The team used the data collected at 251 FLUXNET sites. Among many environmental physical and chemical parameters, these stations provide continuous flux measurements of water vapor and carbon dioxide between the monitored ecosystems and the atmosphere. To do so, the eddy covariance method is applied, that relies on the three-dimensional monitoring at high frequency of turbulent flows of trace gases. The team chose three methodological approaches to retrieve transpiration from the eddy covariance data and used independent tree sap flow measurements from six test sites to compare the transpiration estimates.

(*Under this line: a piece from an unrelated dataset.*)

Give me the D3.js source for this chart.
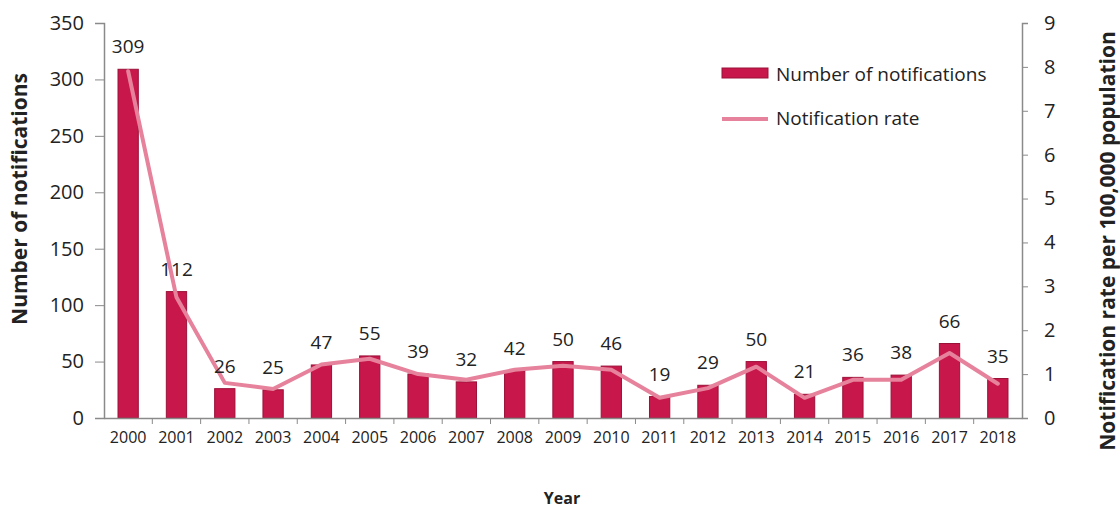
<!DOCTYPE html>
<html>
<head>
<meta charset="utf-8">
<script src="https://cdn.jsdelivr.net/npm/d3@7"></script>
<style>
  body { margin: 0; background: #fff; }
  svg { font-family: "Open Sans", sans-serif; }
</style>
</head>
<body>
<svg width="1120" height="508"></svg>
<script>
// data
var years = ["2000","2001","2002","2003","2004","2005","2006","2007","2008","2009",
             "2010","2011","2012","2013","2014","2015","2016","2017","2018"];
var notifications = [309,112,26,25,47,55,39,32,42,50,46,19,29,50,21,36,38,66,35];
var rates = [7.9,2.75,0.8,0.66,1.22,1.35,1.0,0.87,1.1,1.19,1.1,0.46,0.68,1.17,0.46,0.87,0.87,1.48,0.78];
var leftTicks = [0,50,100,150,200,250,300,350];
var rightTicks = [0,1,2,3,4,5,6,7,8,9];

var svg = d3.select("svg");

// plot edges (note: "top" is taken by window.top)
var plotLeft = 104, plotRight = 1022, plotTop = 23, plotBottom = 418;
var barColor = "#c8174a", barStroke = "#9b1239", lineColor = "#e6829b", axisColor = "#8a8a8a";

var x = d3.scaleBand()
    .domain(years)
    .range([plotLeft, plotRight])
    .paddingInner(0.58)
    .paddingOuter(0.29);

var yL = d3.scaleLinear().domain([0, 350]).range([plotBottom, plotTop]);
var yR = d3.scaleLinear().domain([0, 9]).range([plotBottom, plotTop]);

// bars
svg.append("g").selectAll("rect")
    .data(notifications)
  .enter().append("rect")
    .attr("x", function(d, i) { return x(years[i]); })
    .attr("y", function(d) { return yL(d); })
    .attr("width", x.bandwidth())
    .attr("height", function(d) { return plotBottom - yL(d); })
    .attr("fill", barColor)
    .attr("stroke", barStroke)
    .attr("stroke-width", 1);

// rate line
var line = d3.line()
    .x(function(d, i) { return x(years[i]) + x.bandwidth() / 2; })
    .y(function(d) { return yR(d); });

svg.append("path")
    .datum(rates)
    .attr("d", line)
    .attr("fill", "none")
    .attr("stroke", lineColor)
    .attr("stroke-width", 4)
    .attr("stroke-linejoin", "round")
    .attr("stroke-linecap", "round");

// value labels
svg.append("g").selectAll("text")
    .data(notifications)
  .enter().append("text")
    .attr("x", function(d, i) { return x(years[i]) + x.bandwidth() / 2; })
    .attr("y", function(d) { return yL(d) - 16; })
    .attr("text-anchor", "middle")
    .attr("font-size", 19)
    .attr("fill", "#222")
    .text(function(d) { return d; });

// axes
var axL = svg.append("g")
    .attr("transform", "translate(" + plotLeft + ",0)")
    .call(d3.axisLeft(yL).tickValues(leftTicks).tickSize(9).tickPadding(11));

var axR = svg.append("g")
    .attr("transform", "translate(" + plotRight + ",0)")
    .call(d3.axisRight(yR).tickValues(rightTicks).tickSize(6).tickPadding(16));

var axX = svg.append("g")
    .attr("transform", "translate(0," + plotBottom + ")")
    .call(d3.axisBottom(x).tickSize(0).tickPadding(14));

// x ticks sit between the bars
svg.append("g").selectAll("line")
    .data(years.slice(1))
  .enter().append("line")
    .attr("x1", function(d) { return x(d) - x.step() * x.paddingInner() / 2; })
    .attr("x2", function(d) { return x(d) - x.step() * x.paddingInner() / 2; })
    .attr("y1", plotBottom)
    .attr("y2", plotBottom + 6)
    .attr("stroke", axisColor);

[axL, axR, axX].forEach(function(a) {
  a.selectAll("path.domain").attr("stroke", axisColor).attr("stroke-width", 1.5);
  a.selectAll(".tick line").attr("stroke", axisColor);
  a.selectAll("text").attr("fill", "#222").attr("font-family", "Open Sans");
});
axL.selectAll("text").attr("font-size", 20);
axR.selectAll("text").attr("font-size", 20);
axX.selectAll("text").attr("font-size", 16);

// axis titles
svg.append("text")
    .attr("transform", "translate(27,199) rotate(-90)")
    .attr("text-anchor", "middle")
    .attr("font-size", 21)
    .attr("font-weight", "bold")
    .attr("fill", "#222")
    .text("Number of notifications");

svg.append("text")
    .attr("transform", "translate(1115,241) rotate(-90)")
    .attr("text-anchor", "middle")
    .attr("font-size", 21)
    .attr("font-weight", "bold")
    .attr("fill", "#222")
    .text("Notification rate per 100,000 population");

svg.append("text")
    .attr("x", 562)
    .attr("y", 504)
    .attr("text-anchor", "middle")
    .attr("font-size", 16)
    .attr("font-weight", "bold")
    .attr("fill", "#222")
    .text("Year");

// legend
var legend = svg.append("g");
legend.append("rect")
    .attr("x", 722).attr("y", 68).attr("width", 46).attr("height", 10)
    .attr("fill", barColor).attr("stroke", barStroke);
legend.append("text")
    .attr("x", 776).attr("y", 81)
    .attr("font-size", 19).attr("fill", "#222")
    .text("Number of notifications");
legend.append("line")
    .attr("x1", 722).attr("x2", 768).attr("y1", 119).attr("y2", 119)
    .attr("stroke", lineColor).attr("stroke-width", 4);
legend.append("text")
    .attr("x", 776).attr("y", 125)
    .attr("font-size", 19).attr("fill", "#222")
    .text("Notification rate");
</script>
</body>
</html>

"All three methods are based on the ratio between evapotranspiration and fluxes of carbon uptaken by photosynthesis from the atmosphere, that is termed water use efficiency, and differ by initial assumptions and parameterization. At daily scale, transpiration estimates yielded by the three methods were highly correlated, between 89 and 94%. However, the ratio of transpiration to evapotranspiration differed across models ranging from 45% to 77%." said Dr. Luca Belelli Marchesini researcher at the Agrarian and Technological Institute of RUDN University (Russia) and at the Fondazione Edmund Mach (Italy).

Having further analyzed the results in search of driving factors, the team concluded that the geographic variation in the transpiration to evapotranspiration ratio (T/ET) was mainly controlled by vegetation and soil characteristics rather than by climatic variables such as temperature and precipitation.

To explain the relative stability of T/ET among sites, the team suggested two hypotheses. The first consists in a trade-off between the amount of precipitation intercepted by vegetation canopies and soil evaporation: ecosystems with a dense leaf cover, not limited by water availability, would thus intercept more rain and soil evaporation would be reduced. In contrast, water limited ecosystems, characterized by a smaller vegetation cover, would have a larger fraction of water evaporated from the soil.

According to the second hypothesis, ecosystems tend to adapt to the available water resources, therefore, for instance, vegetation in dry climates would improve the utilization of the limited precipitation, thus increasing the T/ET ratio.

'The combination of these two hypotheses likely explains the relative stability of the T/ET ratio in different ecosystems. This study represents the first extensive estimate of ecosystem transpiration based on in-situ data and allows shedding new light on the role of plants' water use in the context of the global water and carbon cycles" added Dr. Luca Belelli Marchesini.